TIML does not seek to be made an insider on company information, however if inside information is received this will be recorded and managed in accordance with the TIML Market Abuse Policy in respect of which all relevant staff have received training.

Principle 4

Institutional investors should establish clear guidelines on when and how they will escalate their activities as a method of protecting and enhancing shareholder value.

TIML forms its own view on the strategy and governance of an Investee Company as a result of its monitoring and that will influence the investment decisions made in relation to those Investee Companies.
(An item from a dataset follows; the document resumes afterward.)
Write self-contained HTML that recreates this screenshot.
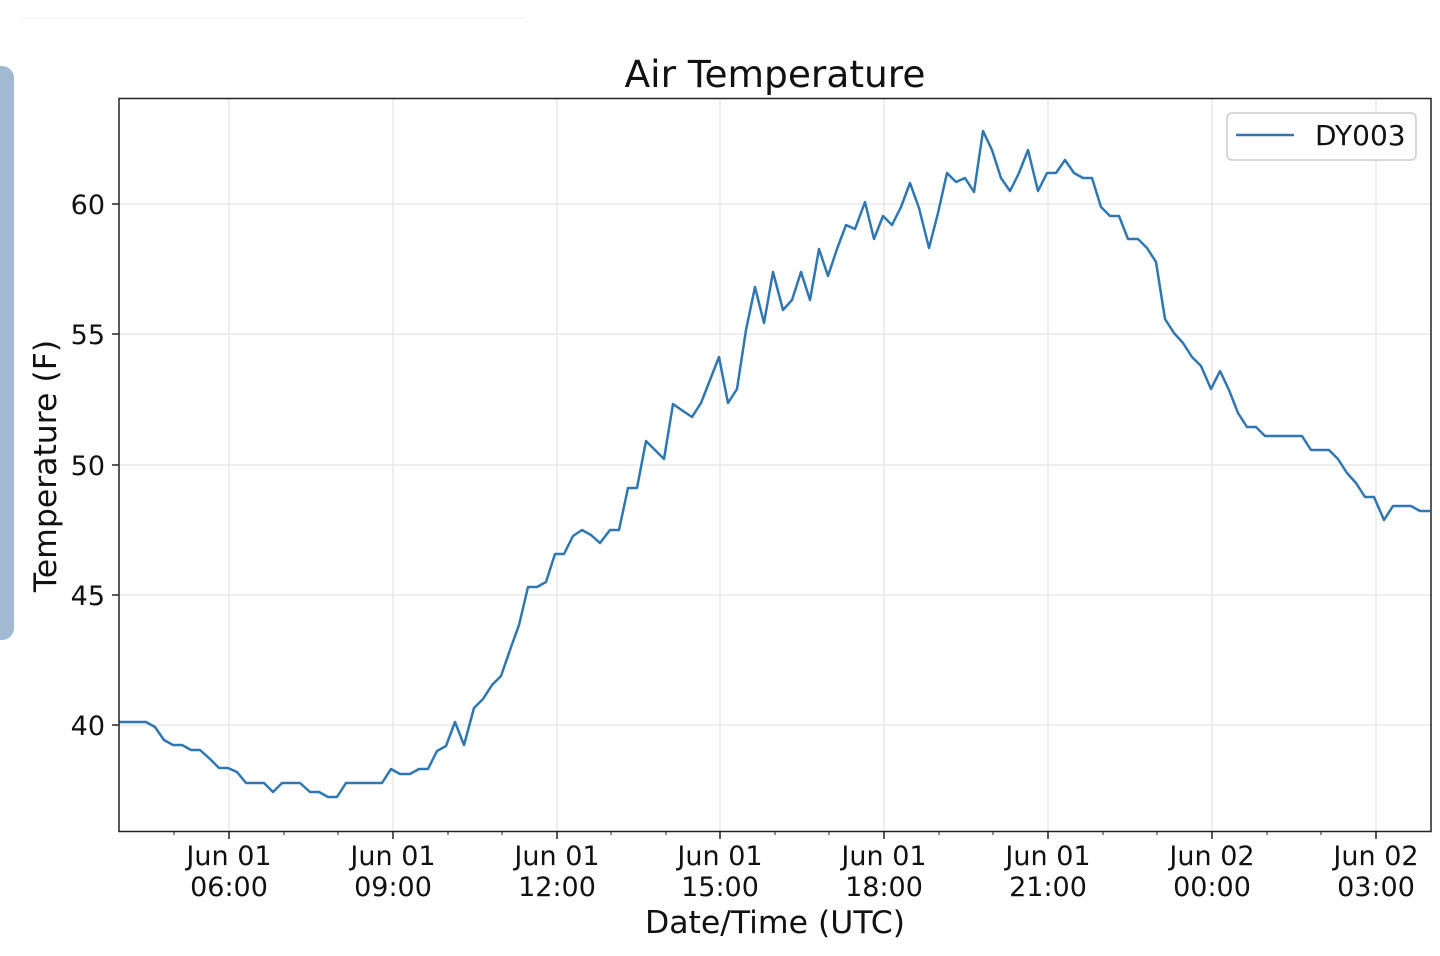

Generally, the holdings that our institutional investor clients hold is small and so our ability to influence the management of Investee Companies is limited, however TIML may speak to other shareholders or third parties if an issue arises in an Investee Company that we feel should be escalated, but we wouldn’t usually take the lead in any engagement with an Investee Company.

TIML’s investment strategy where an issue is identified with an Investee Company would usually be that it would be more effective and efficient for our clients to sell their holdings rather than to take any action.

Principle 5

Institutional investors should be willing to act collectively with other investors where appropriate.

We are willing to act collectively with other investors where appropriate and where this may be in the best interests of our clients but we would not usually take the lead in initiating any such action.

Due to the size of our clients' holdings, any arrangement would be informal and determined on a case by case basis.

Anyone seeking to act collectively should contact TIML at

Principle 6

Institutional investors should have a clear policy on voting and disclosure of voting activity.

TIML does not have a voting policy per se and we will act on our clients’ instructions in relation to a vote where appropriate or where we have discretion, we may vote our client’s shares having due regard to the nature of the issues at hand, the relevant clients’ investment objectives as well as our obligation to act in the best interests of our clients.

TIML will not automatically support the board of an Investee Company and may abstain from voting if it cannot get instructions from a client or it determines that to do so would be in the best interests of clients.

TIML does not routinely attend company meetings but may attend a meeting depending on the issues being addressed at the meeting and the impact on the interests of our clients.


Principle 7

Institutional investors should report periodically on their stewardship and voting activities.

TIML maintains records of voting activities and how votes have been exercised and that information would be made available only to a client in relation to their own shares (upon request) or as required by legal/regulatory obligations. TIML will not normally disclose voting intentions, make public statements or advise any third party of its voting activities due to client confidentiality.